BEGIN Dataset excerpts

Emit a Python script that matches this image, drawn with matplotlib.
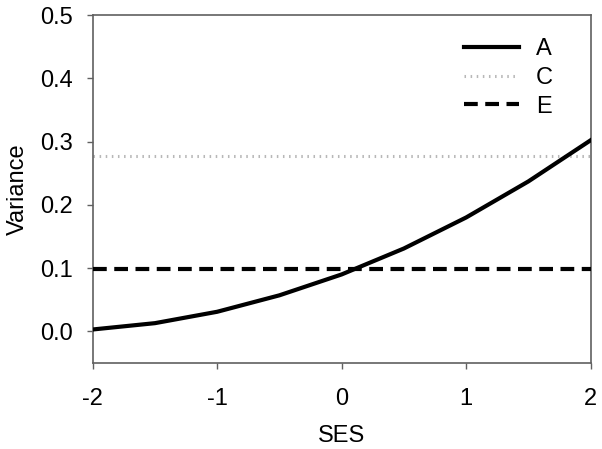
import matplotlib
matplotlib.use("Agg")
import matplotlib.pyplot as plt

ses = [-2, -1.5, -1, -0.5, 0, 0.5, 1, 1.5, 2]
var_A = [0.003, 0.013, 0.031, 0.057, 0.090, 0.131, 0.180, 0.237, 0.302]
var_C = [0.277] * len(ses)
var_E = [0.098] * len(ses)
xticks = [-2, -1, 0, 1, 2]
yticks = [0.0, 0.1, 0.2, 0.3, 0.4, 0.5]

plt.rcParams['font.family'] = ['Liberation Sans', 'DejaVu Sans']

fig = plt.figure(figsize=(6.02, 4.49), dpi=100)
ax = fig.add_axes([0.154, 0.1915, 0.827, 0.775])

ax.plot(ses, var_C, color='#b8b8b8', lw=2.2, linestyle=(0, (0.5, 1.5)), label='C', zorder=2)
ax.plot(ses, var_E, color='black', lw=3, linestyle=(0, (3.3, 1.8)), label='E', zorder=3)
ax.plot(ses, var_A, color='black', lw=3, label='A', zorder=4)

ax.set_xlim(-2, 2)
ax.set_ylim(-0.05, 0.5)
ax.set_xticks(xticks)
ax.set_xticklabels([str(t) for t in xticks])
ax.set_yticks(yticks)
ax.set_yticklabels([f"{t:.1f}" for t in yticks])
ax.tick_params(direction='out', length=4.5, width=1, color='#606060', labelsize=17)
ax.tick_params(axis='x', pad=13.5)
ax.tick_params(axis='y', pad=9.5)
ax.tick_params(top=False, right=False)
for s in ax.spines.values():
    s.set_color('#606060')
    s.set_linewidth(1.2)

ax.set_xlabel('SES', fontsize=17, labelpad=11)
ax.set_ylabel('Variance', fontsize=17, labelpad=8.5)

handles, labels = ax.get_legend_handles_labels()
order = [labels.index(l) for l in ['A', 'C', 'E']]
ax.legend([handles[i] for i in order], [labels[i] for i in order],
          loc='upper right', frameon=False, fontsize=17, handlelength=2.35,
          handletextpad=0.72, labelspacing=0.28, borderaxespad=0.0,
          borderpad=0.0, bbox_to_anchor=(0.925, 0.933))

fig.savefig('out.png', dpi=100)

END Dataset excerpts
BEGIN Dataset excerpts

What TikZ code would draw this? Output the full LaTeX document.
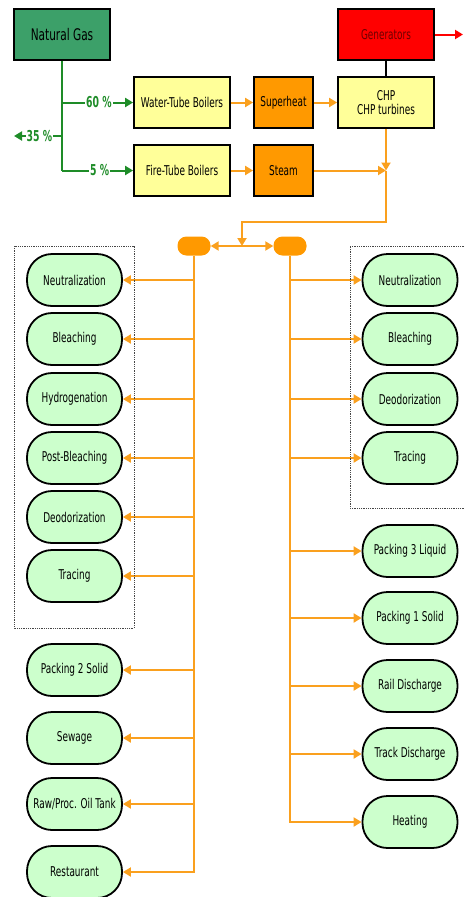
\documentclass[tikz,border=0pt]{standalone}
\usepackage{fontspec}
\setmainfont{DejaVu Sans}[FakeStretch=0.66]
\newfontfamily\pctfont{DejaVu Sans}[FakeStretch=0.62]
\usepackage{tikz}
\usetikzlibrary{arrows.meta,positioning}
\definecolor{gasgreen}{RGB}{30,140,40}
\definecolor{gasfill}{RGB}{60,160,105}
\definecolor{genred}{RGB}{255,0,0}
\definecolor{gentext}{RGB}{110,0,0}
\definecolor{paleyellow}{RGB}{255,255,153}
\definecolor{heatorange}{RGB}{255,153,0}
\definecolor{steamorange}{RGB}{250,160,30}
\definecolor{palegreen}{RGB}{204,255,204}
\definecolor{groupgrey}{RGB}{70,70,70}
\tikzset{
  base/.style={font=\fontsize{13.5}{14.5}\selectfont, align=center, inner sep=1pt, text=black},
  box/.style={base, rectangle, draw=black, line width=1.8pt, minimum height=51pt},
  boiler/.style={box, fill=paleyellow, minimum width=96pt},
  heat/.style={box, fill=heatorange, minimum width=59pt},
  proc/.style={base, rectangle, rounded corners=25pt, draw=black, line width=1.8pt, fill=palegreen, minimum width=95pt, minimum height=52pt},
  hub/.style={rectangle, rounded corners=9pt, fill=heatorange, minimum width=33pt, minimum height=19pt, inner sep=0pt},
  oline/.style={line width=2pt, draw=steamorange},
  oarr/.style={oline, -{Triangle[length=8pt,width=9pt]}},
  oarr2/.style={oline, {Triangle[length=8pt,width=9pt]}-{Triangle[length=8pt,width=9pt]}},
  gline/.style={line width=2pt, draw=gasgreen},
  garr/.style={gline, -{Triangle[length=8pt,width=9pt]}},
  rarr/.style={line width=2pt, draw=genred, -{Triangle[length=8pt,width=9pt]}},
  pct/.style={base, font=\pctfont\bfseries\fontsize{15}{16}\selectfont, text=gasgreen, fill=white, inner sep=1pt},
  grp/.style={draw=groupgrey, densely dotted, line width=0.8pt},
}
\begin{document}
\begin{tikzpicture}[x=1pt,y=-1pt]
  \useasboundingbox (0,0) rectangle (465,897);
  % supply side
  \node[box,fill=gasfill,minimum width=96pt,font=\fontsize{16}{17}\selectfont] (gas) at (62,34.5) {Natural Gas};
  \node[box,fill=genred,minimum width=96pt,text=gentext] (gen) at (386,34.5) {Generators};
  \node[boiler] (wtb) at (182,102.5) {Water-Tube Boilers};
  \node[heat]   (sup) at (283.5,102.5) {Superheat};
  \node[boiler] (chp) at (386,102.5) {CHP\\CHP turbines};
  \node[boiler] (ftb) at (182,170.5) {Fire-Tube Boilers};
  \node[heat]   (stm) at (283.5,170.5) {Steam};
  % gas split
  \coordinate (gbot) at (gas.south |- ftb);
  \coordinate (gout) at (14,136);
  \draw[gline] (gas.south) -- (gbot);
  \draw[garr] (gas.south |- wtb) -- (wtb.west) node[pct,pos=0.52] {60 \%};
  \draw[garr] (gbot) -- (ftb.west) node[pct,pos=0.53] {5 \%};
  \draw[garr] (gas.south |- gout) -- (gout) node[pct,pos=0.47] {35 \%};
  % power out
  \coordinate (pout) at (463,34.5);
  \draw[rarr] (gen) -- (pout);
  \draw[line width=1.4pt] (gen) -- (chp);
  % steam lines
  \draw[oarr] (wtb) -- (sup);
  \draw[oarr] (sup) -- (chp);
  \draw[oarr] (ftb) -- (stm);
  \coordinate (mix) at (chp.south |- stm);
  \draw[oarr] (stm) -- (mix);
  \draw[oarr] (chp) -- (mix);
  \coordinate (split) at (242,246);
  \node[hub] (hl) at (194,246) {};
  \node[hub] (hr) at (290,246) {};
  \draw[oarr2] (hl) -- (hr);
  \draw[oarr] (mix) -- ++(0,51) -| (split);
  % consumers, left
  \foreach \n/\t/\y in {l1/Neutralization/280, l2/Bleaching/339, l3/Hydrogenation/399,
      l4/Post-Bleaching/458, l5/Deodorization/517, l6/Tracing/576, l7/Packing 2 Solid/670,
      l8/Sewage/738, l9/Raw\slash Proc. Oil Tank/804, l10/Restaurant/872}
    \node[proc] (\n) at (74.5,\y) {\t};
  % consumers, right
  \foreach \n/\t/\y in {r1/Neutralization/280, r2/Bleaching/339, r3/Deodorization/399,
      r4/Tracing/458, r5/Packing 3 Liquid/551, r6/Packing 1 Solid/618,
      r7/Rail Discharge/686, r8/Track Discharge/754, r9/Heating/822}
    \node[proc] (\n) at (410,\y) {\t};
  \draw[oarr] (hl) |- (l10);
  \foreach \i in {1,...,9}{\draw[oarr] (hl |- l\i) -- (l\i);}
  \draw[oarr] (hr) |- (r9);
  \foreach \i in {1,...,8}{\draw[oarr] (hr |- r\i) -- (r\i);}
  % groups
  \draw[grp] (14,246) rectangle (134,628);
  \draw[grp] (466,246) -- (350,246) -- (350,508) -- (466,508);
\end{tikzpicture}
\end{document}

END Dataset excerpts
BEGIN Dataset excerpts

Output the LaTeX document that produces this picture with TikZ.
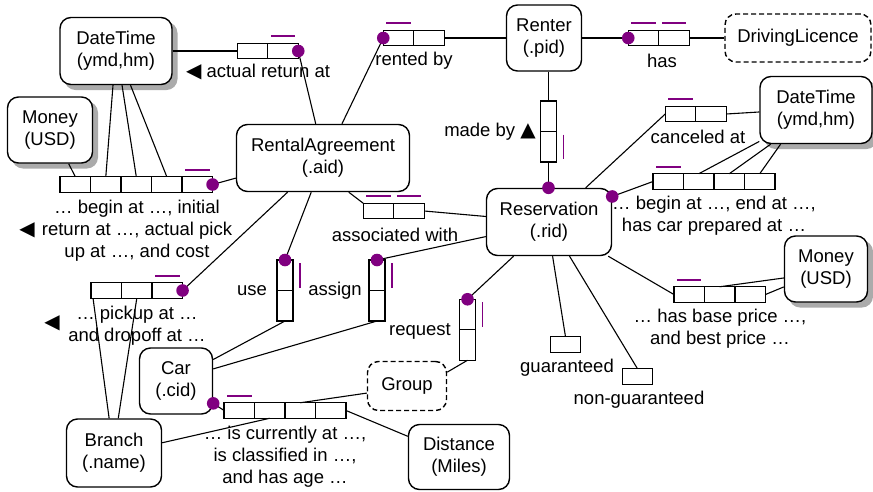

END Dataset excerpts

Output nothing except the lines from the one containing "Emit a Python" through the one containing "ax = fig.add_axes([0.154, 0.1915, 0.827, 0.775])", both kept, with the pictures removed.

* _Finished answer_:
Emit a Python script that matches this image, drawn with matplotlib.
import matplotlib
matplotlib.use("Agg")
import matplotlib.pyplot as plt

ses = [-2, -1.5, -1, -0.5, 0, 0.5, 1, 1.5, 2]
var_A = [0.003, 0.013, 0.031, 0.057, 0.090, 0.131, 0.180, 0.237, 0.302]
var_C = [0.277] * len(ses)
var_E = [0.098] * len(ses)
xticks = [-2, -1, 0, 1, 2]
yticks = [0.0, 0.1, 0.2, 0.3, 0.4, 0.5]

plt.rcParams['font.family'] = ['Liberation Sans', 'DejaVu Sans']

fig = plt.figure(figsize=(6.02, 4.49), dpi=100)
ax = fig.add_axes([0.154, 0.1915, 0.827, 0.775])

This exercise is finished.